Изменить размер шрифта - +
Я сам это чувствовал, но ничего не мог с собой поделать. Я то вскакивал и выходил в коридор, то, возвращаясь в купе, начинал без толку перебирать вещи в чемодане, то брался читать, но через минуту отбрасывал журнал, чтобы опять выйти в коридор.

Не знаю почему, но в дороге многие люди готовы открыть свои сокровенные тайны первому встречному. Может быть, это атавистическое чувство, сохранившееся еще с тех времен, когда любое путешествие таило опасности и каждый попутчик был другом и соратником, а может, просто дело в том, что у всякого человека существует потребность излить перед кем–то душу, и случайный знакомый, с которым ты наверняка никогда не встретишься, больше всего для этого подходит.

Между тем пришло время обедать, и мой сосед по купе предложил идти в вагон–ресторан.

Вот тут–то, за обедом, я начал без удержу болтать. Уже мы давно пообедали, официант демонстративно сменил скатерть на столике, а я все говорил и говорил.

Мой компаньон оказался идеальным слушателем. Вся его по–мальчишески угловатая фигура, зеленоватые глаза с выгоревшими ресницами, и даже руки, удивительно выразительные руки с тонкими длинными пальцами, казались олицетворением напряженного внимания. Он не задавал никаких вопросов, просто сидел и слушал.

В общем, я рассказал ему все, что было результатом долгих раздумий в бессонные ночи. О том, что в тридцать пять лет я почувствовал отвращение к своей профессии и понял, что мое истинное призвание — быть писателем, рассказал о пробах пера и о постигших неудачах, о новых замыслах и о том, что этот отдых в санатории должен многое решить. Либо я напишу задуманную повесть, либо навсегда оставлю всякие попытки. Я даже рассказал ему сюжет повести. Непонятно, отчего меня вдруг так прорвало. Ведь все это было моей тайной, которую я не поверял даже любимой женщине. Слишком много сомнений меня одолевало, чтобы посвящать ее в свои планы.

Впрочем, все это не так. Сомнение было всего одно: я не знал, есть ли у меня талант, и стыдился быть в ее глазах неудачником. Разочарование, если оно меня постигнет, я должен был пережить один. Кстати, это все я ему тоже высказал.

Наконец я выговорился, и мы вернулись в купе. Тут у меня наступила реакция. Стало стыдно своей болтливости, обидно, что совершенно постороннему человеку доверил мысли, совсем не оформившиеся, и предстал перед ним в роли фанфарона и глупца.

Он заметил мое состояние и спросил:

— Вы жалеете, что обо всем этом рассказали?

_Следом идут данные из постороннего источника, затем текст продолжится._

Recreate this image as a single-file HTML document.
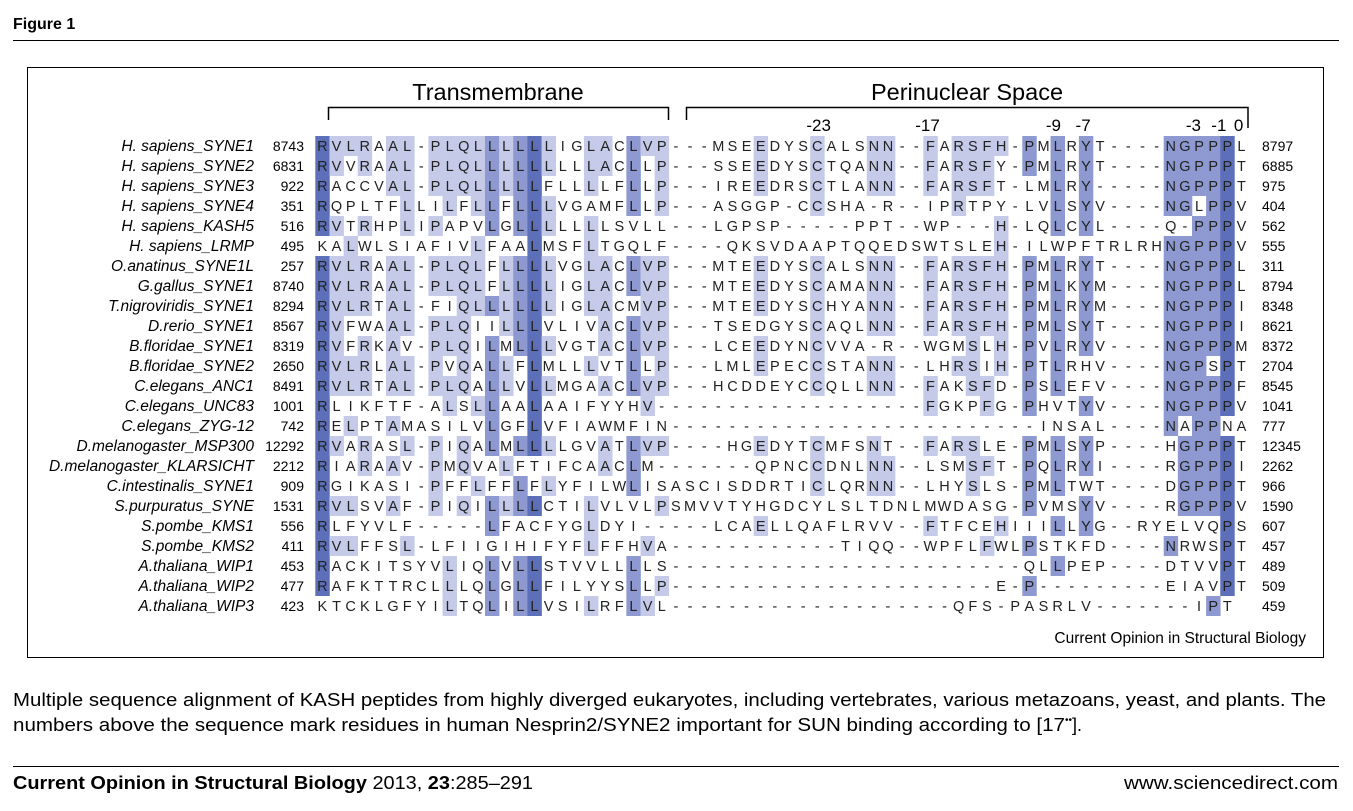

— Конечно! — горько ответил я. — Разболтался, как мальчишка! Не помню, кто сказал, что писателем может быть каждый, если ему не мешает недостаток слов или, наоборот, их обилие. Боюсь, что многословие — мой основной порок. Сюжеты у меня ерундовые, на короткий рассказ, а стоит сесть писать, как я настолько запутываюсь в несущественных деталях, что все превращается в тягучую жвачку из слов. Вот и сейчас…

Он вынул из кармана какую–то коробочку.

— Я обещал вашей жене… Словом, примите таблетку. Как раз то, что вам сейчас нужно.

Этого только не хватало!

Видимо, гримаса, которую я скорчил, была достаточно выразительной.

— Вы правы, — сказал он, пряча обратно коробочку. — Вся эта фармакопея — палка о двух концах. Особенно транквилизаторы, хотя я сам к ним иногда прибегаю. В этом отношении народные средства куда как надежней. Вот мы сейчас их и испробуем! — он открыл свой чемоданчик и достал бутылку коньяку. — Армянский высших кондиций! Погодите, я возьму у проводницы стаканы.

Меньше всего он походил на врача, какими я привык их видеть, особенно когда с торжествующим видом вернулся, неся Два стакана.

— Вот! — он плеснул мне совсем немного, а себе наполнил стакан примерно на одну треть. — Согрейте предварительно в ладонях. Специалисты это называют «оживить напиток».